Oct 28, 2011 8:05 PM  By

For Threadless.com’s warehouse manager Bryan Schaefer and warehouse director Lance Curran, holiday 2010 was a learning tool.

Just one month before last year’s holiday season kicked into high gear, Threadless moved into a new 45,000-sq. ft. facility in Chicago’s West Loop. Founded in 2000, Threadless specializes in graphic T-shirts and currently carries 5,000 SKUs. The warehouse employs 24 people—a figure that usually triples during peak periods.

“We had a lot of questions as far as set-up, layout and how things were going to be managed as we headed into holiday last year,” Schaefer says. “Even though we made it through in one piece — and pretty smoothly to say the least –there’s always a need for improvement.”

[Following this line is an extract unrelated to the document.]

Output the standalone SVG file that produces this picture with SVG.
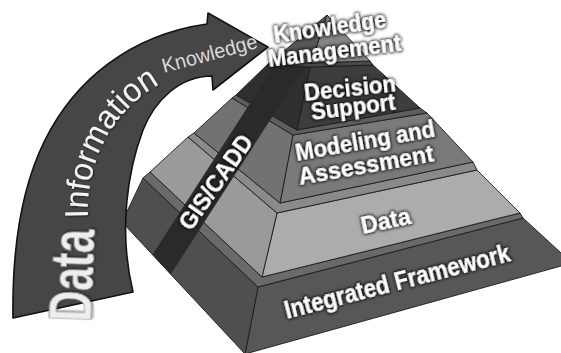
<svg xmlns="http://www.w3.org/2000/svg" width="561" height="353" viewBox="0 0 561 353">
<defs>
<style>
.edge{stroke:#1c1c1c;stroke-width:0.9;stroke-linejoin:round}
.lbl{font-family:"Liberation Sans",Arial,sans-serif;font-weight:bold;fill:#ffffff;filter:url(#glow)}
.arrowtxt{font-family:"Liberation Sans",Arial,sans-serif}
</style>
<filter id="glow" x="-30%" y="-60%" width="160%" height="220%">
<feMorphology in="SourceAlpha" operator="dilate" radius="1" result="d"/>
<feGaussianBlur in="d" stdDeviation="1.8" result="b"/>
<feFlood flood-color="#000" flood-opacity="0.85"/>
<feComposite in2="b" operator="in" result="s"/>
<feMerge><feMergeNode in="s"/><feMergeNode in="SourceGraphic"/></feMerge>
</filter>
<filter id="soft" x="-20%" y="-20%" width="140%" height="140%">
<feGaussianBlur in="SourceAlpha" stdDeviation="1" result="b"/>
<feOffset dx="1" dy="1" result="o"/>
<feFlood flood-color="#000" flood-opacity="0.6"/>
<feComposite in2="o" operator="in" result="s"/>
<feMerge><feMergeNode in="s"/><feMergeNode in="SourceGraphic"/></feMerge>
</filter>
<clipPath id="leftfaces">
<polygon points="245,354 258,287 262,277 277,213 280,203 293,135 297,130 310,67 268,64 236,95 232,98 194,133 188,137 150,172 143,178 122,222"/>
</clipPath>
</defs>
<rect width="561" height="353" fill="#ffffff"/>

<g id="layer-integrated-framework">
<polygon class="edge" fill="#575757" points="258,287 523,218 572,263 245,354"/>
<polygon class="edge" fill="#4f4f4f" points="245,354 258,287 143,178 122,222"/>
<polygon class="edge" fill="#6a6a6a" points="143,178 258,287 523,218 520,213 262,277 150,172"/>
<text class="lbl" font-size="25" textLength="232" lengthAdjust="spacingAndGlyphs" transform="translate(287,319) rotate(-14.5)">Integrated Framework</text>
</g>

<g id="layer-data">
<polygon class="edge" fill="#acacac" points="262,277 520,213 477,170 277,213"/>
<polygon class="edge" fill="#9a9a9a" points="262,277 277,213 188,137 150,172"/>
<polygon class="edge" fill="#8a8a8a" points="188,137 277,213 477,170 473,162 280,203 194,133"/>
<text class="lbl" font-size="24" textLength="50" lengthAdjust="spacingAndGlyphs" transform="translate(363,234) rotate(-12)">Data</text>
</g>

<g id="layer-modeling">
<polygon class="edge" fill="#7a7a7a" points="280,203 473,162 427,113 293,135"/>
<polygon class="edge" fill="#727272" points="280,203 293,135 232,98 194,133"/>
<polygon class="edge" fill="#5e5e5e" points="232,98 293,135 427,113 420,108 297,130 236,95"/>
<text class="lbl" font-size="24" textLength="141" lengthAdjust="spacingAndGlyphs" transform="translate(297,161) rotate(-10)">Modeling and</text>
<text class="lbl" font-size="24" textLength="137" lengthAdjust="spacingAndGlyphs" transform="translate(300,185) rotate(-10)">Assessment</text>
</g>

<g id="layer-decision">
<polygon class="edge" fill="#3d3d3d" points="297,130 420,108 373,65 310,67"/>
<polygon class="edge" fill="#2f2f2f" points="297,130 310,67 268,64 236,95"/>
<polygon class="edge" fill="#4a4a4a" points="268,64 310,67 373,65 370,61 311,63 272,61"/>
<text class="lbl" font-size="24" textLength="92" lengthAdjust="spacingAndGlyphs" transform="translate(305,101) rotate(-6)">Decision</text>
<text class="lbl" font-size="24" textLength="85" lengthAdjust="spacingAndGlyphs" transform="translate(312,120) rotate(-7)">Support</text>
</g>

<g id="gis-cadd">
<g clip-path="url(#leftfaces)">
<line x1="140" y1="298" x2="305" y2="42" stroke="#2a2a2a" stroke-width="26"/>
</g>
<text class="lbl" font-size="23" textLength="110" lengthAdjust="spacingAndGlyphs" transform="translate(191,232) rotate(-55)">GIS/CADD</text>
</g>

<g id="layer-knowledge-management">
<polygon class="edge" fill="#858585" points="311,63 370,61 327,15"/>
<polygon class="edge" fill="#575757" points="311,63 327,15 272,61"/>
<text class="lbl" font-size="23" textLength="113" lengthAdjust="spacingAndGlyphs" transform="translate(275,43) rotate(-8)">Knowledge</text>
<text class="lbl" font-size="24" textLength="134" lengthAdjust="spacingAndGlyphs" transform="translate(269,67) rotate(-7)">Management</text>
</g>

<g id="arrow">
<path d="M13,318 C12,250 20,190 45,140 C75,80 130,35 207,24 L208,13 L268,47 L213,90 L212,76 C180,76 155,100 143,130 C128,170 118,230 133,292 Z" fill="#464646" stroke="#111111" stroke-width="1.6" stroke-linejoin="round"/>
<path id="infoPath" d="M88,218 C86,170 105,115 160,84" fill="none"/>
<text class="arrowtxt" font-size="33" fill="#f4f4f4" filter="url(#soft)"><textPath href="#infoPath" textLength="160" lengthAdjust="spacingAndGlyphs">Information</textPath></text>
<text class="arrowtxt" font-size="20.5" fill="#d9d9d9" textLength="98" lengthAdjust="spacingAndGlyphs" transform="translate(164,73) rotate(-15)">Knowledge</text>
<text class="arrowtxt" font-size="62" font-weight="bold" fill="#eeeeee" stroke="#9a9a9a" stroke-width="0.8" textLength="92" lengthAdjust="spacingAndGlyphs" filter="url(#soft)" transform="translate(91,322) rotate(-88)">Data</text>
</g>
</svg>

Since last year, Schaefer says there have been changes to the way the packing stations are laid out and things such as posting aisle markers at eye level at the beginning, middle and end of every aisle. “We also made some minor tweaks to keeping our shelves full at all times that paid major dividends. This helped improve with the speed and flow of how orders go out.”

Those minor tweaks included using more people and adding a designated refill worker on each shift.

Individual goals play an important role at Threadless. “We are vocal about achieving individual goals such as units picked per day and error rates,” Schaefer says. “Seeing is believing, so giving workers more knowledge about how they are performing helps immensely with improving the flow of orders that are being shipped out on a daily basis.”

Curran says the company’s seasonal staff has been excellent. “We like to interview our temps individually before we bring them on, but we also have a temp agency we use as a backup that we didn’t have going into last year. Having that backup is important when we need help on the fly.”

Last year Threadless received a huge amount of orders on Black Friday, “but we didn’t have the staff to run more than one shift that day and over the weekend,” Curran says. “This year we are planning on running multiple shifts starting Black Friday and through the weekend to make sure we stay on top of the rush. Refill is important. Nothing slows down fulfillment more than stockouts, so make sure you have a good refill system in place that can keep up with the extra volume going out the door.”

Since Threadless is an online community, Schaefer says, “we truly care about each and every customer so we want them to receive their products as accurately and quickly as possible in order for everyone to be happy when Christmas morning rolls around.”

This is more challenging for international orders, which is over half of the business, “but we do a pretty excellent job of meeting the cutoff date. Our goal is to stay within 24 hours from when any order is placed, but I always shoot a little higher and say 16.”

Keeping temporary workers around for the duration of holiday period is always a challenge. “This is five to six straight weeks of constantly picking and packing mass amounts of orders so keeping these workers focused and motivated gets more challenging each day,” Schaefer says.

Curran says incentives such as offering free T-shirts have been helpful in retaining seasonal help.

Stress is another hurdle, which Schaefer compares to the playoffs for the warehouse.

“All of our workers know how important holiday time is and this is the time to shine and make a name for yourself,” he says. “But with this kind of pressure it will also create some stressful periods. Not getting completely overwhelmed and keeping stress levels low will ultimately create a better and more efficient work environment. Stress always trickles down from the top of the chain so it’s up to us, as managers, to lead by example and keep the environment in the warehouse enjoyable.”

Curran says getting employee feedback regarding how the holiday season can be better is crucial.

Despite moving into a much larger warehouse last year, Threadless still needs to be creative with space during the holiday season because “we receive three to four times as much product for holiday as we normally do so finding a place to put new products on the shelves and store the others in back stock will be another challenge.”

There has to be communication in advance of the holidays, Curran adds. “Bring in all your reps from third parties you work closely with to see who they are planning for holiday and how you can work as a team to make sure things run smoothly.”